IQM Quantum Computers
- Type: Private
- Industry: Quantum Computing
- Founded: 2018
- Founder: Dr. Jan Goetz, CEO
- Headquarters: Espoo, Finland
- Website: iqm.tech

= IQM Quantum Computers =

Quantum computing company based in Espoo, Finland

IQM Quantum Computers is a Finnish quantum computing hardware and software company headquartered in Espoo, Finland. The company develops and commercializes quantum computers based on superconducting technology. Their goal is to become the leading European company in quantum computing hardware.

== Funding ==
IQM Quantum Computers has secured a total of over €600 million in capital as of 2025, ranking among the most highly funded quantum computing companies in Europe.

The company announced a €275 million Series B round in September 2025. This round was led by Ten Eleven Ventures, a U.S.-based cybersecurity-focused investment firm, and Tesi, Finland's state-owned investment fund. It was the largest quantum computing funding round in Europe and the fourth largest round ever for a Finnish growth company to date.

The Series B round attracted a diverse group of investors, including Finnish pension funds such as Elo Mutual and Varma Mutual Pension Insurance, the European Innovation Council (EIC). Previous major private funding rounds included a €128 million Series A2 round in 2022 led by World Fund, which brought additional international capital and advanced the company's R&D and scaling activities. Other early investors have included Maki.vc, OpenOcean, MIG Funds, Vito Ventures, and Matadero QED.

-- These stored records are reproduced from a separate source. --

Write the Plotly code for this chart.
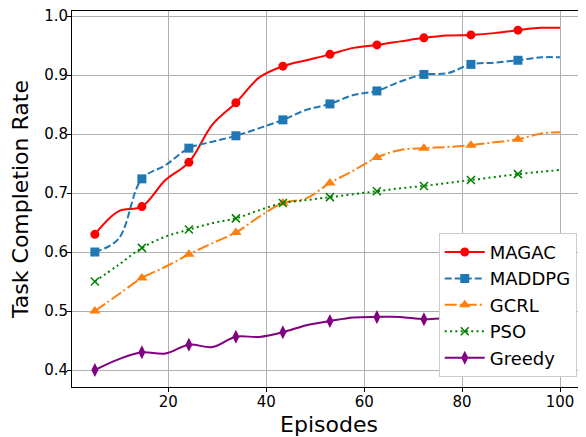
import plotly.graph_objects as go

# Episode positions where values were read (markers at every other point)
episodes = [5, 9.8, 14.6, 19.4, 24.2, 29, 33.8, 38.6, 43.4, 48.2, 53,
            57.8, 62.6, 67.4, 72.2, 77, 81.8, 86.6, 91.4, 96.2, 100]

magac = [0.630, 0.669, 0.677, 0.722, 0.752, 0.816, 0.853, 0.896, 0.915, 0.925, 0.935,
         0.946, 0.951, 0.957, 0.963, 0.967, 0.968, 0.971, 0.976, 0.980, 0.980]
maddpg = [0.600, 0.622, 0.724, 0.747, 0.776, 0.787, 0.797, 0.810, 0.824, 0.841, 0.851,
          0.866, 0.873, 0.889, 0.901, 0.903, 0.918, 0.921, 0.925, 0.930, 0.930]
gcrl = [0.500, 0.528, 0.556, 0.575, 0.596, 0.615, 0.633, 0.660, 0.683, 0.691, 0.717,
        0.738, 0.760, 0.773, 0.776, 0.778, 0.781, 0.786, 0.791, 0.801, 0.803]
pso = [0.550, 0.578, 0.607, 0.626, 0.638, 0.649, 0.657, 0.671, 0.683, 0.688, 0.693,
       0.698, 0.703, 0.708, 0.712, 0.717, 0.722, 0.727, 0.732, 0.736, 0.739]
greedy = [0.400, 0.418, 0.430, 0.428, 0.443, 0.439, 0.4565, 0.456, 0.464, 0.476, 0.483,
          0.489, 0.490, 0.490, 0.486, 0.488, 0.490, 0.492, 0.494, 0.496, 0.497]

names = ["MAGAC", "MADDPG", "GCRL", "PSO", "Greedy"]
series = [magac, maddpg, gcrl, pso, greedy]
colors = ["#ff0000", "#1f77b4", "#ff7f0e", "#008000", "#800080"]
dashes = ["solid", "7px,3px", "12px,3px,2px,3px", "2px,3.3px", "solid"]
symbols = ["circle", "square", "triangle-up", "x-thin", "diamond-tall"]
msizes = [9, 9, 10, 8, 10]

x_ticks = [20, 40, 60, 80, 100]
y_ticks = [0.4, 0.5, 0.6, 0.7, 0.8, 0.9, 1.0]

mark_idx = list(range(0, len(episodes) - 1, 2))

fig = go.Figure()
for name, ys, c, d, s, ms in zip(names, series, colors, dashes, symbols, msizes):
    fig.add_trace(go.Scatter(
        x=episodes, y=ys, mode="lines", showlegend=False,
        line=dict(color=c, width=2, dash=d, shape="spline", smoothing=1),
        hoverinfo="skip"))
    mk = dict(symbol=s, size=ms, color=c)
    if s == "x-thin":
        mk["line"] = dict(color=c, width=1.5)
    fig.add_trace(go.Scatter(
        x=[episodes[i] for i in mark_idx], y=[ys[i] for i in mark_idx],
        mode="markers", showlegend=False, marker=mk))
    fig.add_trace(go.Scatter(
        x=[None], y=[None], mode="lines+markers", name=name,
        line=dict(color=c, width=2, dash=d), marker=mk))

font_family = "DejaVu Sans"
# the page body adds an 8px offset; the figure is sized/margined to compensate
fig.update_layout(
    width=578, height=429,
    margin=dict(l=64, r=0, t=3, b=50),
    plot_bgcolor="white", paper_bgcolor="white",
    font=dict(family=font_family, color="black"),
    legend=dict(
        x=0.982, y=0.027, xanchor="right", yanchor="bottom",
        bgcolor="white", bordercolor="#cccccc", borderwidth=1,
        font=dict(size=18, family=font_family), itemwidth=40,
    ),
    xaxis=dict(
        range=[0.33, 105.3], tickvals=x_ticks, ticktext=[str(v) for v in x_ticks],
        showgrid=True, gridcolor="#b0b0b0", gridwidth=1,
        showline=True, linecolor="black", linewidth=1, mirror=True,
        ticks="outside", ticklen=4, tickcolor="black", ticklabelstandoff=-3,
        tickfont=dict(size=15), zeroline=False,
        title=dict(text="Episodes", font=dict(size=22), standoff=7),
    ),
    yaxis=dict(
        range=[0.3712, 1.0085], tickvals=y_ticks, ticktext=[f"{v:.1f}" for v in y_ticks],
        showgrid=True, gridcolor="#b0b0b0", gridwidth=1,
        showline=True, linecolor="black", linewidth=1, mirror=False,
        ticks="outside", ticklen=4, tickcolor="black", ticklabelstandoff=-4,
        ticklabeloverflow="allow",
        tickfont=dict(size=15), zeroline=False,
        title=dict(text="Task Completion Rate", font=dict(size=22), standoff=12),
    ),
)

fig.write_html("out.html")
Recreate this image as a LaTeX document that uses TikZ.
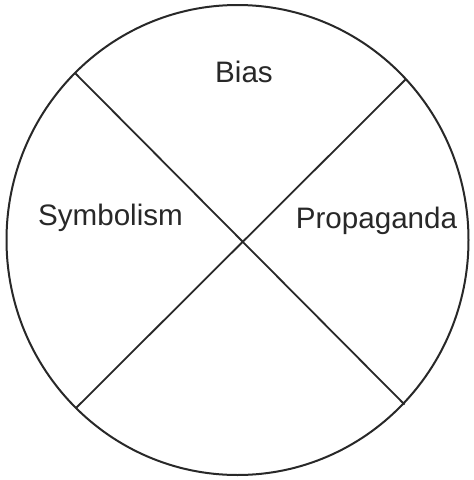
\documentclass[tikz,border=0pt]{standalone}
\usepackage{fontspec}
\setmainfont{Liberation Sans}
\usetikzlibrary{positioning}
\definecolor{inkcol}{RGB}{40,40,40}

\begin{document}
\begin{tikzpicture}[x=1pt,y=-1pt,
    rim/.style={draw=inkcol,line width=2pt},
    cut/.style={draw=inkcol,line width=1.8pt},
    lbl/.style={font=\fontsize{29.6}{34}\selectfont,text=inkcol,anchor=base,inner sep=0pt}]
  \useasboundingbox (0,0) rectangle (474,480);
  % outer circle
  \draw[rim] (237.5,240) ellipse [x radius=231, y radius=235];
  % ends of the two cuts on the rim
  \coordinate (tl) at (75.5,73.5);
  \coordinate (tr) at (406,79);
  \coordinate (bl) at (76,408);
  \coordinate (br) at (404.5,404.5);
  \draw[cut] (tl) -- (br);
  \draw[cut] (tr) -- (bl);
  % the three sectors
  \node[lbl] (bias) at (244,82) {Bias};
  \node[lbl] (symb) at (110.5,225) {Symbolism};
  \node[lbl] (prop) at (376.5,228) {Propaganda};
\end{tikzpicture}
\end{document}
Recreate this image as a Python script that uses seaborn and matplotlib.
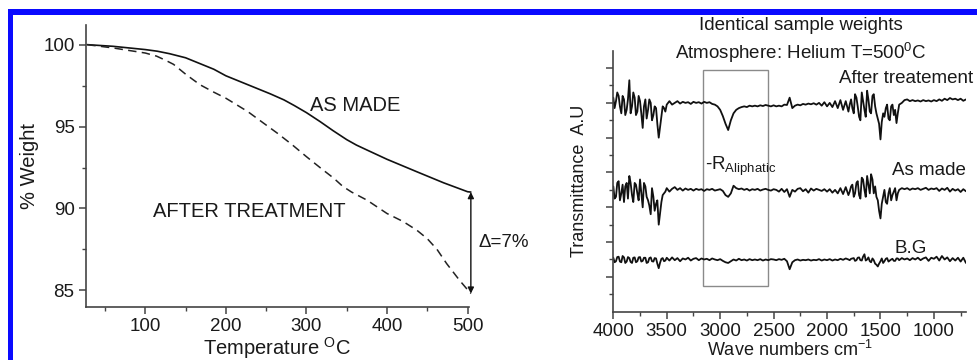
import numpy as np
import pandas as pd
import matplotlib
matplotlib.use('Agg')
import matplotlib.pyplot as plt
from matplotlib.patches import Rectangle
import seaborn as sns


'''
    TGA data (left panel)
'''

temp_made = [28, 60, 100, 115, 130, 150, 165, 185, 200, 220, 235, 255, 272, 285, 300, 317, 333,
             350, 362, 375, 400, 437, 470, 500, 504]
weight_made = [100.0, 99.9, 99.7, 99.6, 99.45, 99.2, 98.9, 98.5, 98.1, 97.7, 97.4, 97.0, 96.63,
               96.28, 95.85, 95.3, 94.75, 94.2, 93.87, 93.57, 93.0, 92.24, 91.57, 91.02, 91.0]

temp_treated = [28, 60, 100, 114, 125, 135, 151, 168, 185, 200, 227, 247, 264, 282, 300, 318,
                334, 345, 356, 375, 400, 420, 437, 450, 462, 474, 490, 504]
weight_treated = [100.0, 99.8, 99.49, 99.3, 99.05, 98.8, 98.16, 97.55, 97.1, 96.73, 95.92, 95.2,
                  94.59, 93.9, 93.16, 92.45, 91.84, 91.35, 91.0, 90.51, 89.69, 89.2, 88.67,
                  88.15, 87.5, 86.63, 85.61, 84.8]


'''
    FTIR data (right panel), offsets from each trace's baseline
'''

wavenumbers = [
    4000, 3975, 3950, 3925, 3900, 3875, 3850, 3825, 3800, 3775,
    3750, 3725, 3700, 3675, 3650, 3625, 3600, 3575, 3550, 3525,
    3500, 3475, 3450, 3425, 3400, 3375, 3350, 3325, 3300, 3275,
    3250, 3225, 3200, 3175, 3150, 3125, 3100, 3075, 3050, 3025,
    3000, 2975, 2950, 2925, 2900, 2875, 2850, 2825, 2800, 2775,
    2750, 2725, 2700, 2675, 2650, 2625, 2600, 2575, 2550, 2525,
    2500, 2475, 2450, 2425, 2400, 2375, 2350, 2325, 2300, 2275,
    2250, 2225, 2200, 2175, 2150, 2125, 2100, 2075, 2050, 2025,
    2000, 1975, 1950, 1925, 1900, 1875, 1850, 1825, 1800, 1775,
    1750, 1725, 1700, 1675, 1650, 1625, 1600, 1575, 1550, 1525,
    1500, 1475, 1450, 1425, 1400, 1375, 1350, 1325, 1300, 1275,
    1250, 1225, 1200, 1175, 1150, 1125, 1100, 1075, 1050, 1025,
    1000, 975, 950, 925, 900, 875, 850, 825, 800, 775,
    750, 725, 700]

after_treat = [
    0.15, 0.05, 0.2, -0.3, 0.1, -0.2, 0.65, -0.1, 0.15, -0.25,
    0.05, -0.72, 0.1, -0.2, 0.0, -0.35, -0.15, -1.0, -0.4, -0.15,
    -0.05, 0.05, -0.05, 0.0, 0.05, -0.02, 0.03, 0.0, 0.02, -0.03,
    0.03, 0.0, 0.02, -0.02, 0.03, 0.0, 0.02, -0.03, -0.05, -0.1,
    -0.2, -0.38, -0.6, -0.78, -0.5, -0.3, -0.2, -0.15, -0.12, -0.1,
    -0.12, -0.08, -0.1, -0.08, -0.1, -0.07, -0.09, -0.06, -0.08, -0.1,
    -0.07, -0.1, -0.08, -0.1, -0.05, -0.06, 0.15, -0.15, -0.08, -0.05,
    -0.07, -0.03, -0.05, -0.02, -0.04, -0.01, -0.05, 0.0, -0.08, 0.02,
    -0.1, 0.0, -0.12, 0.05, -0.15, 0.08, -0.2, 0.05, -0.25, 0.1,
    -0.3, 0.15, -0.4, 0.3, -0.2, 0.35, -0.25, 0.2, -0.1, -0.45,
    -1.05, -0.3, -0.15, -0.45, -0.1, -0.35, -0.58, -0.05, 0.0, 0.08,
    0.1, 0.05, 0.08, 0.05, 0.07, 0.04, 0.08, 0.05, 0.07, 0.04,
    0.08, 0.05, 0.1, 0.06, 0.12, 0.08, 0.14, 0.1, 0.12, 0.08,
    0.12, 0.06, 0.1]

as_made = [
    0.1, -0.2, 0.25, -0.1, -0.35, 0.2, 0.4, -0.15, 0.2, -0.1,
    0.3, -0.5, 0.1, -0.3, -0.7, -0.2, -0.4, -1.0, -0.35, -0.1,
    0.05, -0.05, 0.03, 0.08, 0.0, 0.05, -0.02, 0.04, 0.0, 0.03,
    -0.02, 0.03, 0.0, 0.02, -0.03, 0.02, 0.0, 0.03, -0.02, 0.0,
    0.02, -0.03, -0.15, -0.2, -0.1, 0.12, 0.05, 0.02, 0.04, 0.0,
    0.03, -0.02, 0.02, 0.0, 0.03, -0.02, 0.01, 0.03, 0.0, -0.02,
    0.02, 0.0, -0.05, 0.03, -0.06, 0.02, -0.2, 0.0, -0.05, 0.03,
    0.05, -0.04, 0.02, -0.08, 0.04, -0.02, 0.03, 0.0, -0.03, 0.02,
    -0.05, 0.02, -0.08, 0.0, -0.1, 0.05, -0.12, 0.08, -0.15, 0.1,
    -0.2, 0.2, -0.15, 0.35, 0.0, 0.4, -0.1, 0.3, 0.1, -0.3,
    -0.82, -0.2, -0.35, -0.1, -0.3, -0.05, -0.3, 0.0, 0.05, 0.02,
    0.05, 0.0, 0.04, 0.02, 0.05, 0.0, 0.03, 0.06, 0.0, 0.04,
    0.02, 0.05, -0.03, 0.04, 0.0, 0.06, -0.05, 0.03, -0.02, 0.02,
    -0.06, 0.02, -0.04]

background = [
    0.05, -0.05, 0.08, -0.08, 0.06, -0.06, 0.04, -0.1, 0.06, -0.05,
    0.07, -0.04, 0.05, -0.08, 0.06, -0.06, 0.03, -0.25, 0.02, -0.05,
    0.05, -0.03, 0.06, -0.02, 0.04, -0.05, 0.03, 0.0, 0.05, -0.03,
    0.02, 0.04, -0.02, 0.03, 0.0, 0.02, -0.02, 0.03, 0.0, -0.02,
    0.01, -0.04, -0.08, -0.1, -0.05, 0.0, -0.03, 0.02, -0.02, 0.0,
    -0.03, 0.01, -0.02, 0.0, -0.02, 0.01, -0.03, 0.0, -0.02, 0.01,
    0.0, -0.02, 0.01, -0.01, 0.02, -0.05, -0.28, -0.08, -0.02, 0.0,
    -0.03, -0.01, -0.02, 0.0, -0.03, -0.01, -0.02, 0.01, -0.03, 0.0,
    -0.02, 0.01, -0.03, 0.0, -0.02, 0.02, -0.01, 0.03, 0.0, 0.02,
    0.04, -0.02, 0.06, -0.03, 0.15, 0.0, -0.05, 0.03, -0.12, -0.2,
    -0.05, -0.1, 0.02, -0.06, 0.0, -0.04, 0.03, -0.02, 0.04, 0.0,
    0.03, -0.02, 0.04, 0.0, 0.05, -0.02, 0.03, 0.06, -0.04, 0.05,
    0.02, 0.08, -0.03, 0.1, 0.0, 0.06, -0.05, 0.04, -0.03, 0.05,
    -0.06, 0.05, -0.1]

# extra readings in the two noisy bands (O-H region and 1800-1325)
wavenumbers_extra = [
    3988, 3963, 3938, 3913, 3888, 3863, 3838, 3813, 3788, 3763,
    3738, 3713, 3688, 3663, 3638, 3613, 3588, 3563, 3538, 3513,
    1788, 1763, 1738, 1713, 1688, 1663, 1638, 1613, 1588, 1563,
    1538, 1513, 1488, 1463, 1438, 1413, 1388, 1363, 1338]

after_treat_extra = [
    -0.15, 0.3, -0.1, 0.2, -0.35, 0.1, -0.3, 0.3, -0.35, 0.2,
    -0.3, -0.1, -0.45, 0.1, -0.5, -0.1, -0.6, -0.75, -0.1, -0.25,
    -0.05, -0.15, 0.25, -0.1, -0.5, 0.05, -0.4, 0.1, -0.3, 0.25,
    -0.3, -0.6, -0.55, -0.4, -0.05, -0.5, -0.05, -0.2, -0.3]

as_made_extra = [
    -0.25, 0.2, -0.3, 0.15, 0.1, -0.25, 0.2, -0.35, 0.15, -0.3,
    -0.1, 0.2, -0.2, -0.45, 0.05, -0.6, -0.3, -0.7, -0.15, -0.05,
    -0.05, 0.15, -0.1, 0.25, -0.25, 0.3, -0.2, 0.15, 0.45, -0.1,
    -0.2, -0.6, -0.4, 0.0, -0.4, 0.05, -0.15, 0.05, -0.1]

background_extra = [
    -0.08, 0.07, -0.06, 0.1, -0.1, 0.07, -0.07, 0.05, -0.08, 0.06,
    -0.06, 0.05, -0.1, 0.04, -0.05, 0.04, -0.12, -0.1, 0.04, -0.03,
    -0.02, 0.03, -0.04, 0.05, -0.02, 0.08, -0.03, 0.06, -0.08, -0.02,
    -0.15, -0.12, 0.03, -0.05, 0.04, -0.03, 0.02, -0.04, 0.03]

# vertical stacking of the three spectra
baselines = {'After treatement': 6.0, 'As made': 3.5, 'B.G': 1.5}


sns.set_style('ticks')
plt.rcParams['font.family'] = ['Liberation Sans', 'DejaVu Sans']
plt.rcParams['mathtext.fontset'] = 'custom'
plt.rcParams['mathtext.rm'] = 'Liberation Sans'
plt.rcParams['mathtext.it'] = 'Liberation Sans'

fig = plt.figure(figsize=(9.78, 3.6), dpi=100)
spine_col = '#444444'
txt_col = '#1a1a1a'

# blue frame on top and left
fig.add_artist(Rectangle((0.0082, 0.9583), 0.9918, 0.0167, transform=fig.transFigure,
                         color='#0a0aff', lw=0))
fig.add_artist(Rectangle((0.0082, 0.0), 0.0055, 0.975, transform=fig.transFigure,
                         color='#0a0aff', lw=0))


'''
    Left: TGA
'''

ax1 = fig.add_axes([0.0876, 0.148, 0.3922, 0.7825])
tga_made = pd.DataFrame({'T': temp_made, 'W': weight_made})
tga_treat = pd.DataFrame({'T': temp_treated, 'W': weight_treated})
sns.lineplot(data=tga_made, x='T', y='W', ax=ax1, color='#111111', lw=1.2,
             estimator=None, clip_on=False)
sns.lineplot(data=tga_treat, x='T', y='W', ax=ax1, color='#222222', lw=1.1,
             linestyle=(0, (5.5, 3.5)), estimator=None, clip_on=False)

ax1.set_xlim(26, 502)
ax1.set_ylim(84, 101.2)
ax1.set_xticks([100, 200, 300, 400, 500])
ax1.set_xticks([50, 150, 250, 350, 450], minor=True)
ax1.set_yticks([85, 90, 95, 100])
ax1.set_yticks([87.5, 92.5, 97.5], minor=True)
ax1.set_xlabel('Temperature $^{\\mathregular{O}}$C', fontsize=14.5, labelpad=0, color=txt_col)
ax1.set_ylabel('% Weight', fontsize=14.5, labelpad=3, color=txt_col)

ax1.text(304, 96.3, 'AS MADE', fontsize=14.5, va='center', color=txt_col)
ax1.text(110, 89.8, 'AFTER TREATMENT', fontsize=14.5, va='center', color=txt_col)
ax1.annotate('', xy=(504, 84.8), xytext=(504, 91.0), annotation_clip=False,
             arrowprops=dict(arrowstyle='<|-|>', color='#111111', lw=1.0,
                             mutation_scale=9, shrinkA=0, shrinkB=0))
ax1.text(513, 87.9, '\u0394=7%', fontsize=13.5, va='center', color=txt_col)


'''
    Right: FTIR
'''

ax2 = fig.add_axes([0.6271, 0.1342, 0.3606, 0.725])
series = [('After treatement', after_treat, after_treat_extra),
          ('As made', as_made, as_made_extra),
          ('B.G', background, background_extra)]
for name, offs, offs_extra in series:
    spec = pd.DataFrame({'wn': wavenumbers + wavenumbers_extra, 'tr': offs + offs_extra})
    spec['tr'] = spec['tr'] + baselines[name]
    sns.lineplot(data=spec, x='wn', y='tr', ax=ax2, color='#111111', lw=1.3,
                 estimator=None, sort=True)

ax2.add_patch(Rectangle((3160, 0.74), 2550 - 3160, 6.94 - 0.74, fill=False,
                        edgecolor='#8a8a8a', lw=1.0))

ax2.set_xlim(4000, 700)
ax2.set_ylim(0, 7.5)
ax2.set_xticks([4000, 3500, 3000, 2500, 2000, 1500, 1000])
ax2.set_xticks([3750, 3250, 2750, 2250, 1750, 1250, 750], minor=True)
ax2.set_yticks([1, 2, 3, 4, 5, 6, 7])
ax2.set_yticks([0.5, 1.5, 2.5, 3.5, 4.5, 5.5, 6.5], minor=True)
ax2.set_yticklabels([])
ax2.set_xlabel('Wave numbers cm$^{\\mathregular{-1}}$', fontsize=13, labelpad=0, color=txt_col)
ax2.set_ylabel('Transmittance  A.U', fontsize=13, labelpad=10, color=txt_col)

ax2.text(629, 6.69, 'After treatement', fontsize=13.5, ha='right', va='center', color=txt_col)
ax2.text(705, 4.07, 'As made', fontsize=13.5, ha='right', va='center', color=txt_col)
ax2.text(1219, 1.83, 'B.G', fontsize=13.5, ha='center', va='center', color=txt_col)
ax2.text(3141, 4.07, '-R$_{\\mathregular{Aliphatic}}$', fontsize=13.5, ha='left',
         va='baseline', color=txt_col)
ax2.text(2248, 8.21, 'Identical sample weights', fontsize=13.5, ha='center', va='center',
         color=txt_col)
ax2.text(2248, 7.43, 'Atmosphere: Helium T=500$^{\\mathregular{0}}$C', fontsize=13.5,
         ha='center', va='center', color=txt_col)

for ax in (ax1, ax2):
    sns.despine(ax=ax)
    for s in ('left', 'bottom'):
        ax.spines[s].set_color(spine_col)
        ax.spines[s].set_linewidth(1.2)
    ax.tick_params(which='major', direction='out', length=5, width=1.1, color=spine_col,
                   labelsize=13.5, labelcolor=txt_col, pad=3)
    ax.tick_params(which='minor', direction='out', length=3, width=1.0, color=spine_col)
    ax.set_facecolor('white')

fig.savefig('out.png', dpi=100, facecolor='white')
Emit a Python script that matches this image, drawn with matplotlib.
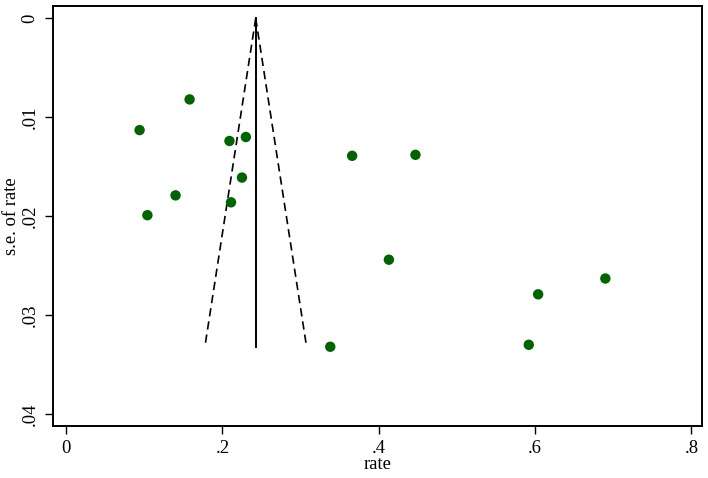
import numpy as np
import matplotlib
matplotlib.use("Agg")
import matplotlib.pyplot as plt

# study estimates
rate = [0.094, 0.158, 0.209, 0.230, 0.225, 0.140, 0.211, 0.104,
        0.366, 0.447, 0.413, 0.338, 0.690, 0.604, 0.592]
se_rate = [0.0113, 0.0082, 0.0124, 0.0120, 0.0161, 0.0179, 0.0186, 0.0199,
           0.0139, 0.0138, 0.0244, 0.0332, 0.0263, 0.0279, 0.0330]

pooled = 0.2426
se_max = 0.0332

x_ticks = [0, 0.2, 0.4, 0.6, 0.8]
x_labels = ['0', '.2', '.4', '.6', '.8']
y_ticks = [0, 0.01, 0.02, 0.03, 0.04]
y_labels = ['0', '.01', '.02', '.03', '.04']

plt.rcParams['font.family'] = ['Liberation Serif', 'DejaVu Serif']

fig = plt.figure(figsize=(7.08, 4.78), dpi=100)
ax = fig.add_axes([0.0753, 0.1094, 0.9167, 0.878])

# pseudo 95% confidence limits
se_line = np.array([0, se_max])
ax.plot(pooled - 1.96 * se_line, se_line, color='black', lw=1.2, ls=(0, (5, 3)))
ax.plot(pooled + 1.96 * se_line, se_line, color='black', lw=1.2, ls=(0, (5, 3)))
ax.plot([pooled, pooled], [0, se_max], color='black', lw=1.4)

ax.scatter(rate, se_rate, s=56, color='#006400', edgecolors='none', zorder=3)

ax.set_xlim(-0.0164, 0.8141)
ax.set_ylim(0.04118, -0.00124)

ax.set_xticks(x_ticks)
ax.set_xticklabels(x_labels)
ax.set_yticks(y_ticks)
ax.set_yticklabels(y_labels, rotation=90, va='center')

ax.tick_params(direction='out', length=5.5, width=1, labelsize=13.4, pad=5, color='black')
ax.set_xlabel('rate', fontsize=13.4, labelpad=-1)
ax.set_ylabel('s.e. of rate', fontsize=13.4, labelpad=1)

for sp in ax.spines.values():
    sp.set_linewidth(1.4)

fig.savefig('out.png', dpi=100)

Public and governmental funding has also played an essential role for IQM. Among the most significant national investments, VTT Technical Research Centre of Finland was awarded a €70 million government grant in 2024 explicitly to fund the 300-qubit quantum computer project, in which IQM acts as the technology provider. Earlier, the Finnish state approved a €20.7 million grant in 2020 devoted to the construction of a 50-qubit quantum computer developed by IQM and VTT. At the European level, IQM has received grants and equity investments through the EIC Accelerator, as well as loans from the European Investment Bank (EIB), which provided €35 million to support the development and commercialization of IQM's quantum processors and its Espoo-based chip fabrication facility.

On 23 February 2026, the company announced its IPO with an estimated initial valuation of $1.8 billion.